William Esdaile (6 February 1758 – 2 October 1837) was an English banker and print collector.

==Business career==
Esdaile was the fourth son of Sir James Esdaile of Great Gains, Essex, lord mayor of London, by his second wife, Mary Mayor. He received a commercial education, and was placed as a clerk in the banking-house of Ladbrooke & Co. In or about 1780 Sir James Esdaile was induced by his son-in-law, Sir Benjamin Hammet, to found with him a new banking business, and on its formation William Esdaile transferred his services to the house of Esdaile, Hammet, & Co., 21 Lombard Street.

Esdaile's son described his appearance at work in a private journal:

Last but not least in the welfare of the concern came W. Esdaile, the man of business; perched on a high stool he was to be seen intent on the movements of the machine; hardly regarding those who came into the partners' office he was absorbed in his task. He had neither talent nor inclination for conversation on general subjects, and he knew little or nothing of what was passing out of banking hours.

The banking-house, by then known as Esdaile & Hammet, went out of business at the beginning of 1837.

==Collector==
Esdaile begin as an art collector by relying on advice from the Rev. Thomas Noble and the dealer John Thane. He frequented sales of prints. His earlier purchases were sparing and cheap, but, distrusting his own judgment, he engaged a professional assistant, accompanied by whom he attended all the great auctions in London. Though prints formed the bulk of his collection, he also largely purchased, as opportunity offered, coins, china, books, and the general miscellanea of the sale-room. Towards the last few years of his life, when his mind was breaking up, he abandoned his usual caution, and spent on a large and sometimes reckless scale, greatly to the advantage of his collection, which was considered one of the most valuable in England. It was sold after his death, the sale extending over sixteen days. The chief attractions were the very complete set of Rembrandt etchings and Claude drawings, which Esdaile had bought on the dispersal of Sir Thomas Lawrence's collection, and a large selection from the best work of the early Italian engravers.
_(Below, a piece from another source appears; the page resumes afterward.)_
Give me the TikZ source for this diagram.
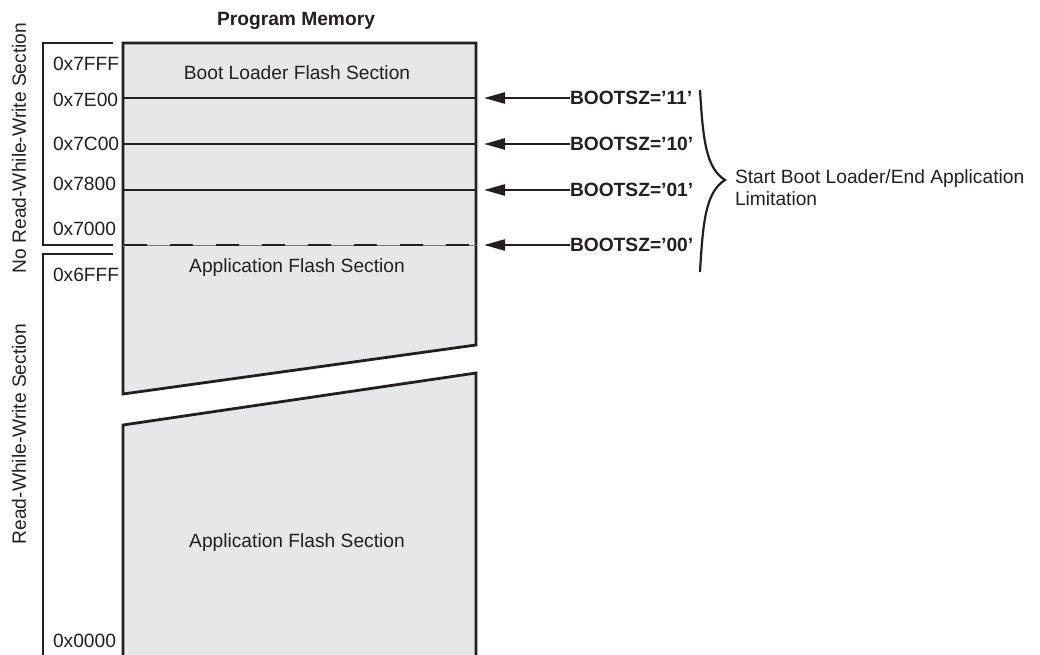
\documentclass[tikz,border=0pt]{standalone}
\usepackage{fontspec}
\setmainfont{Liberation Sans}
\usetikzlibrary{arrows.meta}
\definecolor{ink}{HTML}{231F20}
\definecolor{memfill}{HTML}{E6E7E8}
\begin{document}
\begin{tikzpicture}[x=1pt,y=-1pt,
  every node/.style={inner sep=0pt,outer sep=0pt,text=ink,font=\fontsize{19.2}{22}\selectfont},
  bold/.style={font=\fontsize{19.2}{22}\selectfont\bfseries},
  memblock/.style={draw=ink,fill=memfill,line width=2.8pt,line join=miter},
  divline/.style={draw=ink,line width=2.4pt},
  bracket/.style={draw=ink,line width=2.6pt,line join=miter},
  addr/.style={anchor=west},
  arr/.style={draw=ink,line width=2.4pt,-{Triangle[length=21pt,width=11pt]}},
  bracecurve/.style={draw=ink,line width=2.2pt}]
\useasboundingbox (0,0) rectangle (1040,655);
% memory blocks
\path[memblock] (123,43) -- (476,43) -- (476,345) -- (123,394) -- cycle;
\path[memblock] (123,425) -- (476,373) -- (476,670) -- (123,670) -- cycle;
% divider lines
\draw[divline] (123,98) -- (476,98);
\draw[divline] (123,144) -- (476,144);
\draw[divline] (123,190) -- (476,190);
\draw[draw=ink!60,line width=0.8pt] (123,245) -- (476,245);
\draw[draw=ink,line width=2.8pt,dash pattern=on 23pt off 23pt] (124,245) -- (474,245);
% brackets
\draw[bracket] (113,43) -- (43,43) -- (43,245) -- (113,245);
\draw[bracket] (113,254) -- (43,254) -- (43,670);
% side labels
\node[rotate=90] (nrww) at (19,148) {No Read-While-Write Section};
\node[rotate=90] (rww) at (19,434) {Read-While-Write Section};
% addresses
\node[addr] (a1) at (53,64) {0x7FFF};
\node[addr] (a2) at (53,100) {0x7E00};
\node[addr] (a3) at (53,144) {0x7C00};
\node[addr] (a4) at (53,184) {0x7800};
\node[addr] (a5) at (53,229) {0x7000};
\node[addr] (a6) at (53,275) {0x6FFF};
\node[addr] (a7) at (53,641) {0x0000};
% titles
\node[bold,anchor=base] (title) at (296,26) {Program Memory};
\node[anchor=base] (boot) at (297,80) {Boot Loader Flash Section};
\node[anchor=base] (app1) at (297,272) {Application Flash Section};
\node[anchor=base] (app2) at (297,547) {Application Flash Section};
% BOOTSZ arrows
\node[bold,anchor=west] (b11) at (570,98) {BOOTSZ=’11’};
\node[bold,anchor=west] (b10) at (570,144) {BOOTSZ=’10’};
\node[bold,anchor=west] (b01) at (570,190) {BOOTSZ=’01’};
\node[bold,anchor=west] (b00) at (570,245) {BOOTSZ=’00’};
\coordinate (t11) at (484,98);
\coordinate (t10) at (484,144);
\coordinate (t01) at (484,190);
\coordinate (t00) at (484,245);
\draw[arr] (b11.west) -- (t11);
\draw[arr] (b10.west) -- (t10);
\draw[arr] (b01.west) -- (t01);
\draw[arr] (b00.west) -- (t00);
% brace
\coordinate (bt) at (700,90);
\coordinate (btip) at (725,180);
\coordinate (bb) at (700,272);
\draw[bracecurve] (bt) .. controls (703,140) and (706,168) .. (btip) .. controls (706,192) and (703,220) .. (bb);
\node[anchor=base west] (lim1) at (735,183) {Start Boot Loader/End Application};
\node[anchor=base west] (lim2) at (735,205) {Limitation};
\end{tikzpicture}
\end{document}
In 1825, at the age of 68, Esdaile took his first trip abroad, visiting Italy, and was so pleased with the experiment that he repeated it two years later.

==Last years==
In 1832, on returning to his home at Clapham from Dover, Esdaile was seized with a dangerous malarial fever. Though he recovered his health, he was never again able to attend to business or to manage his property. He neither read nor wrote, and spent the whole day in overlooking his collection of prints. He passed the winter of 1835–36 at Rome and Naples, but after his return his constitution began to gradually break up. He was confined to his bed for nine months, and, dying at Clapham, 2 October 1837, was buried in Bunhill Fields. Esdaile's portrait was painted by both Wilkie and Lawrence, and an engraving was made from a pastel portrait by George Sharples.

==Family==
Esdaile married Elizabeth, the only child of Edward Jeffries, treasurer of St. Thomas's Hospital, by whom he had two sons and four daughters.
Their youngest daughter Caroline married in 1824 Rees Goring Thomas (1801–1863).

Their grandson, Edward Jeffries Esdaile, married, 27 September 1837, Ianthe Eliza Shelley, the daughter of Percy Bysshe Shelley and Harriet Westbrook.